Forty-five percent of investors believe that the results of the 2024 U.S. presidential and congressional elections will have a bigger influence than market returns on their retirement plans and portfolios, according to survey results released Monday by Nationwide.
In addition, 32% of investors believe that the economy will plunge into a recession within 12 months if the political party with which they least align should gain more power in next year's federal elections. And 31% said that if that happens, their future finances will suffer and taxes will increase within a year.
"As we get closer to the 2024 election, we're going to see more messaging and campaign ads that portray worst-case scenarios, creating anxiety in investors that can lead to short-sighted, emotional decisions," Eric Henderson, president of Nationwide Annuity, said in a statement. "It's important for investors to not get caught up in the 'what ifs,' and instead focus on what they can control."
Henderson said investors should engage with their advisor or financial professional and set up or revisit a long-term plan to ensure that it remains aligned with their goals regardless of which party takes control after the elections.
The Harris Poll conducted the online survey within the United States during the last two weeks in August among 507 advisors and financial professionals and 2,404 adult investors with investable assets of $10,000 or more, including 464 pre-retirees, those between 55 and 65 years old.
A Look Across Party Lines
Fifty-seven percent of investors in the survey who identify as Democrats said market performance will have a bigger effect on their retirement plans and portfolios than the results of the 2024 elections, compared with 47% of investors who identify as Republicans.

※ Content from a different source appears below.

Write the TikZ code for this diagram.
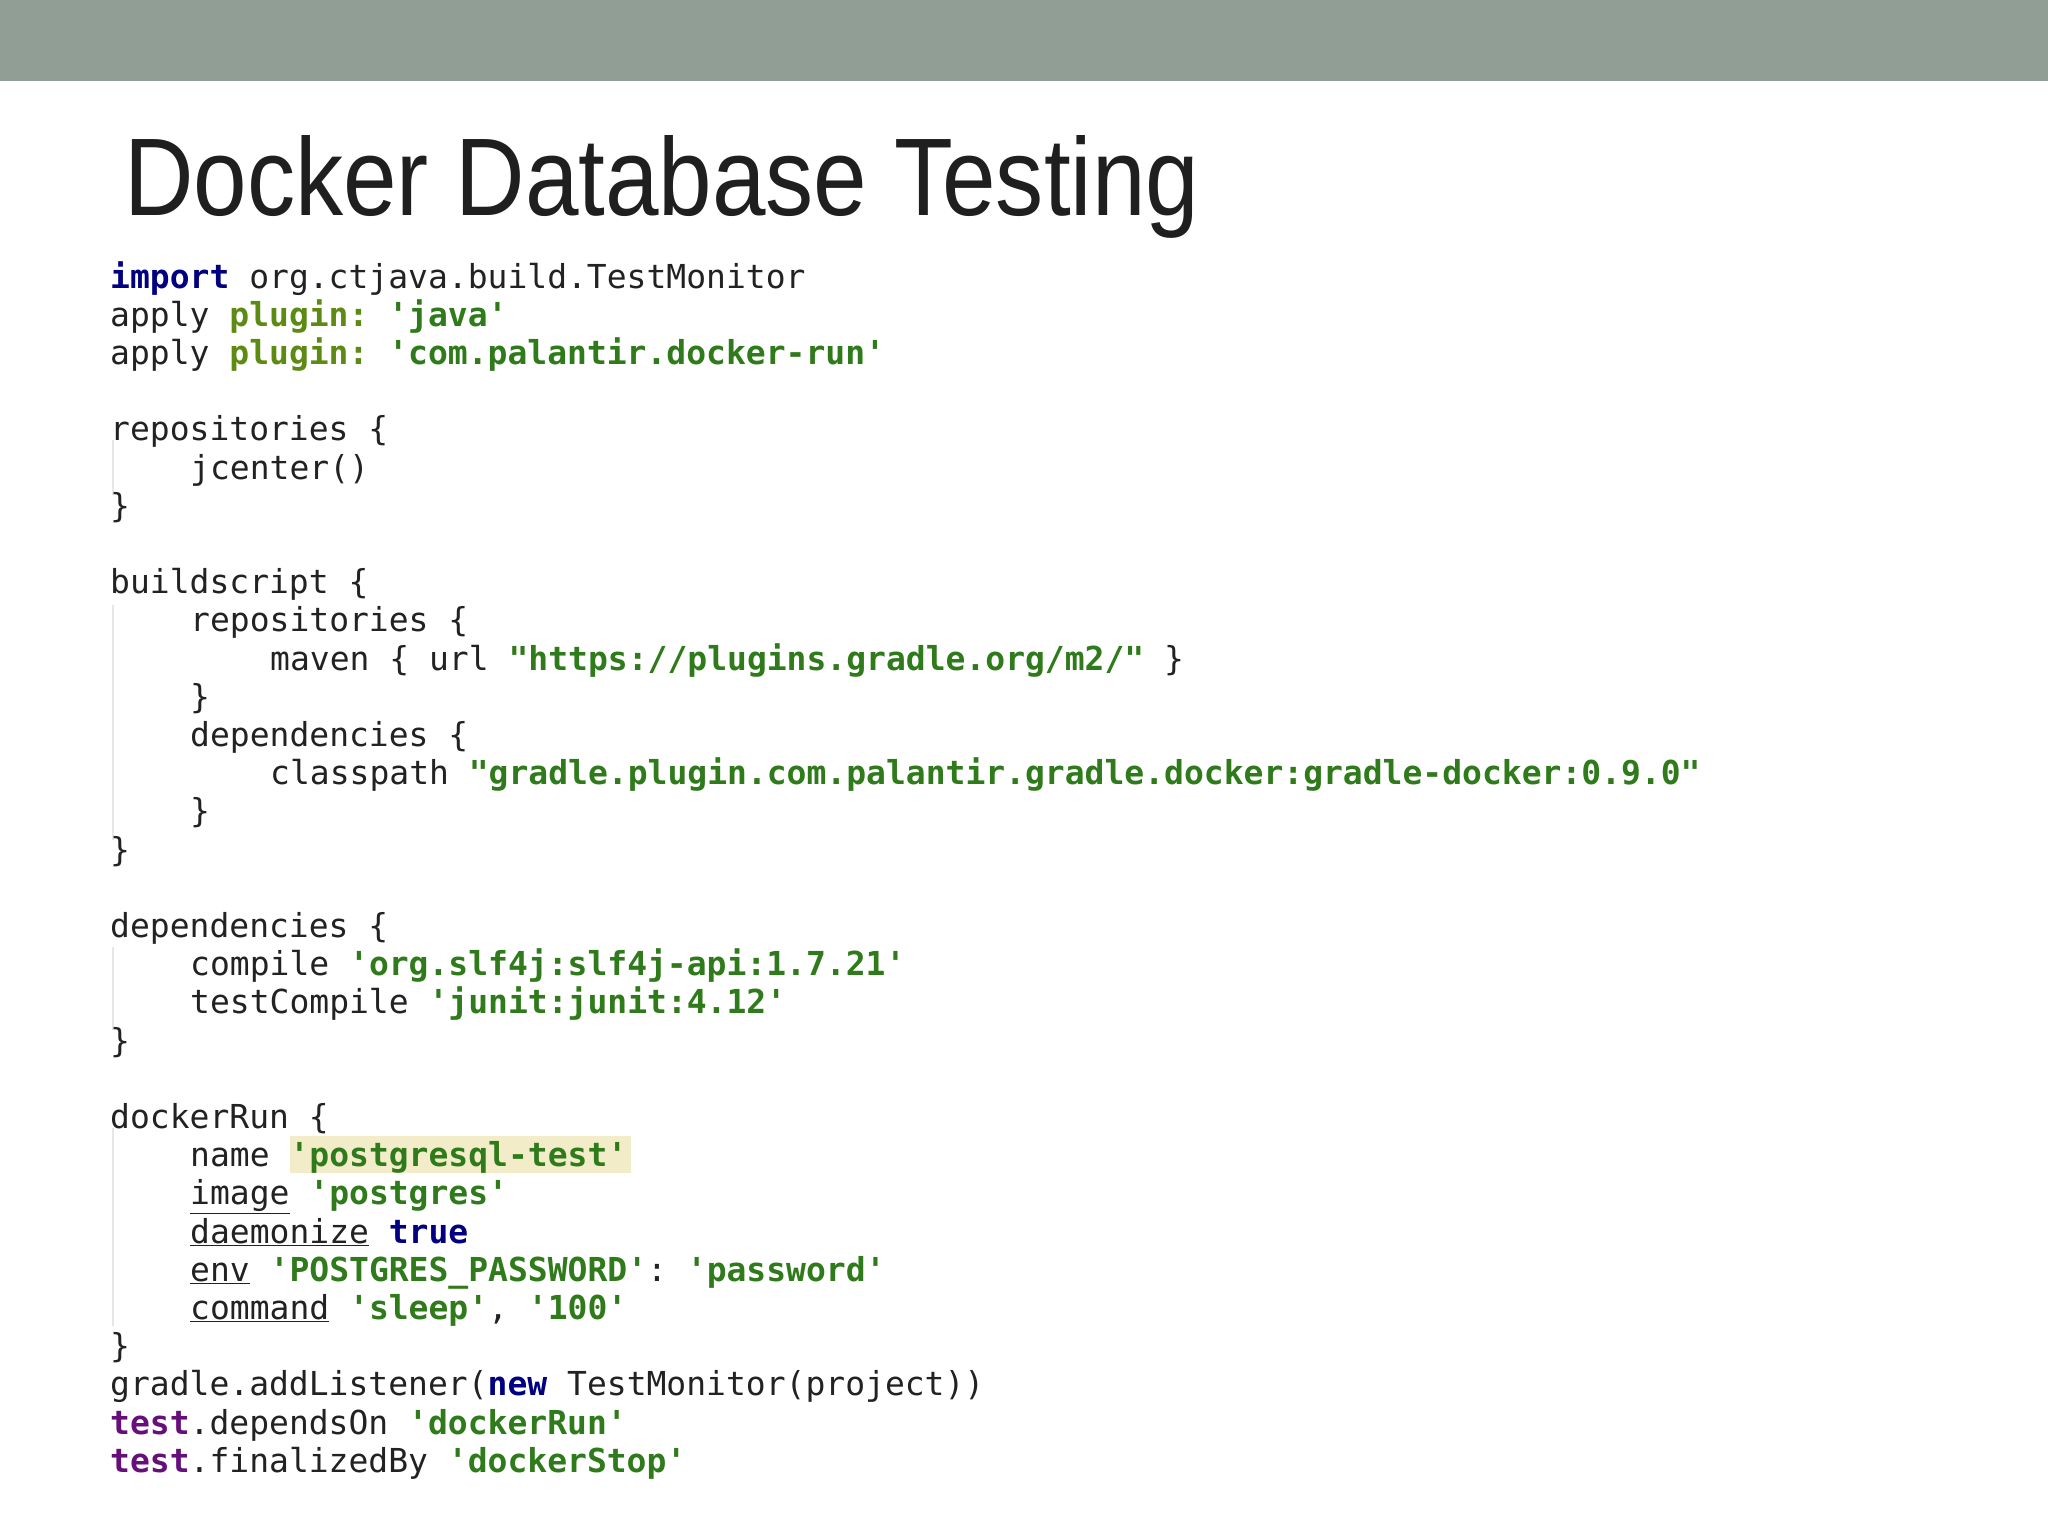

However, Republicans tend to brace for election results more than their Democratic counterparts, according to Nationwide. Sixty-eight percent of Republican investors believe that the outcome of a presidential election will have a direct, immediate and lasting effect on stock market performance, compared with 57% of Democratic investors.
Only 40% investors who identify as independents worry that next year's elections will influence their retirement plans more than market volatility.
"While it's natural to feel the party you support will deliver the best economic outcome, history tells us that these instincts can be blown out of proportion," Mark Hackett, Nationwide's chief of investment research, said in the statement. "Remember that election results in either party's favor have historically had little impact on future investment returns."
It is better, Hacket said, to aggressively filter election news coverage, and stay focused on fundamental drivers of investment performance and leading indicators of economic conditions.
Economic Fears Prompt Changes
As campaigning and political punditry ramp up, economic factors are still top of mind for those saving for retirement, according to the survey.
Overall, 47% of investors who are not retired see inflation, 42% cost-of-living increases and 31% a potential recession as the biggest long-term challenges to their retirement portfolios. To compensate, they are changing their spending and investing habits, including making adjustments to cut spending and ensure a timely retirement.
To save more for retirement in the current environment, 33% of respondents said they are avoiding unnecessary expenses, such as vacations, jewelry and shopping sprees over the next 12 months.